| Supplied material |
○ ○ ○

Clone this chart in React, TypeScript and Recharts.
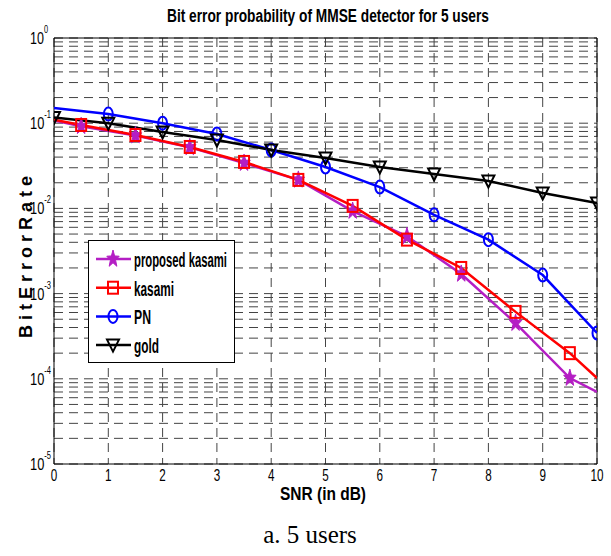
import React from "react";
import { CartesianGrid, Line, LineChart, ReferenceArea, XAxis, YAxis } from "recharts";

// SNR sample points (dB)
const snrIntegers = [0, 1, 2, 3, 4, 5, 6, 7, 8, 9, 10];
const snrHalfSteps = [0, 0.5, 1.5, 2.5, 3.5, 4.5, 5.5, 6.5, 7.5, 8.5, 9.5, 10];

// bit error rates per code family
const proposedKasamiBer = [0.108, 0.092, 0.0715, 0.052, 0.034, 0.0216, 0.0093, 0.0047, 0.0017, 0.00045, 0.000102, 0.00007];
const kasamiBer = [0.11, 0.0953, 0.0727, 0.0526, 0.0351, 0.0216, 0.0107, 0.0043, 0.002, 0.00061, 0.0002, 0.000102];
const pnBer = [0.151, 0.128, 0.1, 0.0747, 0.0485, 0.0306, 0.0178, 0.0084, 0.0043, 0.00165, 0.000345];
const goldBer = [0.117, 0.1, 0.0788, 0.0635, 0.0485, 0.0391, 0.0306, 0.0253, 0.021, 0.0152, 0.0116];

const xTicks = [0, 1, 2, 3, 4, 5, 6, 7, 8, 9, 10];
const decadeExponents = [-5, -4, -3, -2, -1, 0];
const minorMultipliers = [1, 2, 3, 4, 5, 6, 7, 8, 9];

const yTicks = decadeExponents
  .slice(0, -1)
  .flatMap((e) => minorMultipliers.map((m) => m * Math.pow(10, e)))
  .concat([1]);

const proposedData = snrHalfSteps.map((snr, i) => ({ snr, ber: proposedKasamiBer[i] }));
const kasamiData = snrHalfSteps.map((snr, i) => ({ snr, ber: kasamiBer[i] }));
const pnData = snrIntegers.map((snr, i) => ({ snr, ber: pnBer[i] }));
const goldData = snrIntegers.map((snr, i) => ({ snr, ber: goldBer[i] }));

const MAGENTA = "#b41ec4";
const RED = "#ff0000";
const BLUE = "#0000ff";
const BLACK = "#000000";
const NARROW = "'Liberation Sans Narrow', 'Liberation Sans', Arial, sans-serif";

const starPoints = (cx: number, cy: number, rx: number, ry: number) => {
  const pts: string[] = [];
  for (let k = 0; k < 10; k++) {
    const a = -Math.PI / 2 + (k * Math.PI) / 5;
    const f = k % 2 === 0 ? 1 : 0.42;
    pts.push(`${cx + Math.cos(a) * rx * f},${cy + Math.sin(a) * ry * f}`);
  }
  return pts.join(" ");
};

const Star = ({ cx, cy }: { cx: number; cy: number }) => (
  <polygon points={starPoints(cx, cy, 6.5, 9)} fill={MAGENTA} stroke={MAGENTA} strokeWidth={1} />
);
const Square = ({ cx, cy }: { cx: number; cy: number }) => (
  <rect x={cx - 5} y={cy - 6} width={10} height={12} fill="none" stroke={RED} strokeWidth={2} />
);
const Circle = ({ cx, cy }: { cx: number; cy: number }) => (
  <ellipse cx={cx} cy={cy} rx={4.5} ry={6.5} fill="none" stroke={BLUE} strokeWidth={2} />
);
const Triangle = ({ cx, cy }: { cx: number; cy: number }) => (
  <polygon
    points={`${cx - 6},${cy - 5.5} ${cx + 6},${cy - 5.5} ${cx},${cy + 6.5}`}
    fill="none"
    stroke={BLACK}
    strokeWidth={2}
  />
);

// markers skipped on the end points of the half-step curves and on PN at 0 dB
const makeDot =
  (Marker: React.FC<{ cx: number; cy: number }>, name: string, skip: (i: number, n: number) => boolean, n: number) =>
  (props: any) => {
    const { cx, cy, index } = props;
    if (skip(index, n) || cx == null || cy == null) return <g key={`${name}-${index}`} />;
    return (
      <g key={`${name}-${index}`}>
        <Marker cx={cx} cy={cy} />
      </g>
    );
  };

const skipEnds = (i: number, n: number) => i === 0 || i === n - 1;
const skipFirst = (i: number) => i === 0;
const skipNone = () => false;

const isDecade = (v: number) => Math.abs(Math.log10(v) - Math.round(Math.log10(v))) < 1e-6;

// "10" with a raised exponent, only on the decade ticks
const YTick = (props: any) => {
  const { y, payload } = props;
  const v = payload.value as number;
  if (!isDecade(v)) return <g />;
  const exp = Math.round(Math.log10(v));
  return (
    <text
      x={30}
      y={y + 6}
      fontFamily={NARROW}
      fontSize={17}
      fill="#000"
      textLength={exp < 0 ? 21 : 18}
      lengthAdjust="spacingAndGlyphs"
    >
      10
      <tspan dy={-11} fontSize={10}>
        {exp}
      </tspan>
    </text>
  );
};

const XTick = (props: any) => {
  const { x, payload } = props;
  const label = String(payload.value);
  return (
    <text
      x={x}
      y={481}
      fontFamily={NARROW}
      fontSize={17}
      textAnchor="middle"
      textLength={label.length * 6.5}
      lengthAdjust="spacingAndGlyphs"
      fill="#000"
    >
      {label}
    </text>
  );
};

const legendItems = [
  { label: "proposed kasami", color: MAGENTA, Marker: Star, width: 93 },
  { label: "kasami", color: RED, Marker: Square, width: 40 },
  { label: "PN", color: BLUE, Marker: Circle, width: 17 },
  { label: "gold", color: BLACK, Marker: Triangle, width: 25 },
];

export default function App() {
  return (
    <div style={{ position: "absolute", left: 0, top: 0, width: 611, height: 556, background: "#fff" }}>
      <LineChart width={611} height={556} margin={{ top: 38, right: 14, bottom: 62, left: 10 }}>
        <CartesianGrid stroke="#444" strokeWidth={1} strokeDasharray="9 6" />
        <XAxis
          dataKey="snr"
          type="number"
          domain={[0, 10]}
          ticks={xTicks}
          height={30}
          axisLine={false}
          tickLine={false}
          tick={<XTick />}
          allowDataOverflow
        />
        <YAxis
          type="number"
          scale="log"
          domain={[1e-5, 1]}
          ticks={yTicks}
          width={44}
          axisLine={false}
          tickLine={false}
          tick={<YTick />}
          interval={0}
          allowDataOverflow
        />
        <ReferenceArea x1={0} x2={10} y1={1e-5} y2={1} fill="none" stroke="#000" strokeWidth={1} ifOverflow="visible" />
        <Line
          data={proposedData}
          dataKey="ber"
          type="linear"
          stroke={MAGENTA}
          strokeWidth={2.5}
          dot={makeDot(Star, "pk", skipEnds, proposedData.length)}
          isAnimationActive={false}
        />
        <Line
          data={kasamiData}
          dataKey="ber"
          type="linear"
          stroke={RED}
          strokeWidth={2.5}
          dot={makeDot(Square, "k", skipEnds, kasamiData.length)}
          isAnimationActive={false}
        />
        <Line
          data={pnData}
          dataKey="ber"
          type="linear"
          stroke={BLUE}
          strokeWidth={2.5}
          dot={makeDot(Circle, "pn", skipFirst, pnData.length)}
          isAnimationActive={false}
        />
        <Line
          data={goldData}
          dataKey="ber"
          type="linear"
          stroke={BLACK}
          strokeWidth={2.5}
          dot={makeDot(Triangle, "g", skipNone, goldData.length)}
          isAnimationActive={false}
        />
      </LineChart>

      <svg
        width={611}
        height={556}
        style={{ position: "absolute", left: 0, top: 0, pointerEvents: "none" }}
      >
        <text
          x={328}
          y={22}
          textAnchor="middle"
          fontFamily={NARROW}
          fontWeight="bold"
          fontSize={18}
          textLength={322}
          lengthAdjust="spacingAndGlyphs"
        >
          Bit error probability of MMSE detector for 5 users
        </text>
        <text
          x={0}
          y={0}
          transform="translate(32 257) rotate(-90)"
          textAnchor="middle"
          fontFamily="'Liberation Sans', Arial, sans-serif"
          fontWeight="bold"
          fontSize={18}
          style={{ whiteSpace: "pre" }}
        >
          B i t E r r o r R a t e
        </text>
        <text
          x={323}
          y={500}
          textAnchor="middle"
          fontFamily={NARROW}
          fontWeight="bold"
          fontSize={19}
          textLength={86}
          lengthAdjust="spacingAndGlyphs"
        >
          SNR (in dB)
        </text>
        <text
          x={310}
          y={543}
          textAnchor="middle"
          fontFamily="'Liberation Serif', 'Times New Roman', serif"
          fontSize={25}
        >
          a. 5 users
        </text>

        <rect x={88.5} y={240.5} width={146} height={122} fill="#fff" stroke="#000" strokeWidth={1} />
        {legendItems.map((item, i) => {
          const cy = 259 + i * 28.7;
          const M = item.Marker;
          return (
            <g key={item.label}>
              <line x1={96} x2={131} y1={cy} y2={cy} stroke={item.color} strokeWidth={2.5} />
              <M cx={113} cy={cy} />
              <text
                x={134}
                y={cy + 8}
                fontFamily={NARROW}
                fontWeight="bold"
                fontSize={20}
                textLength={item.width}
                lengthAdjust="spacingAndGlyphs"
              >
                {item.label}
              </text>
            </g>
          );
        })}
      </svg>
    </div>
  );
}
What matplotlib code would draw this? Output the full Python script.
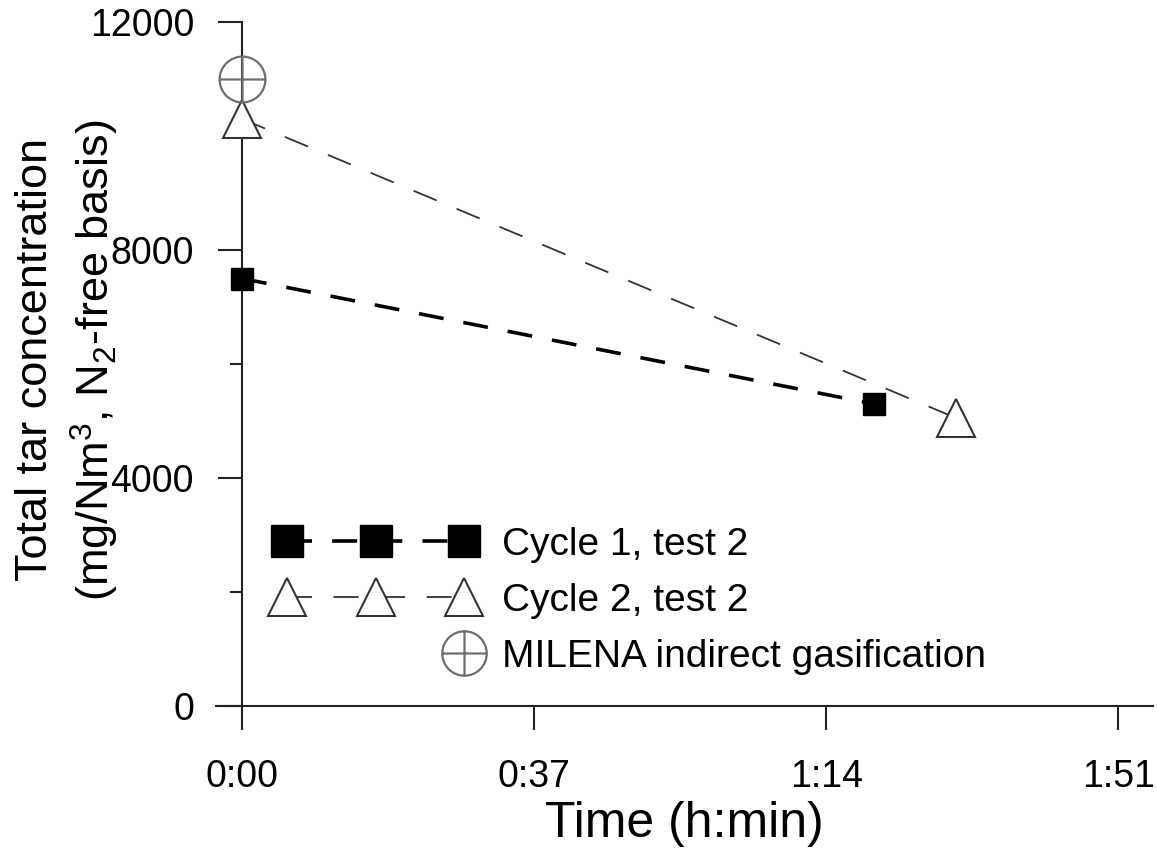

○ ○ ○

| Aim of the exercise |
Begin at the top of the material above and output each line exactly, stopping after the line that holds "ReferenceArea, XAxis, YAxis". Leave out pictures.

| Solution to the exercise |
Clone this chart in React, TypeScript and Recharts.
import React from "react";
import { CartesianGrid, Line, LineChart, ReferenceArea, XAxis, YAxis } from "recharts";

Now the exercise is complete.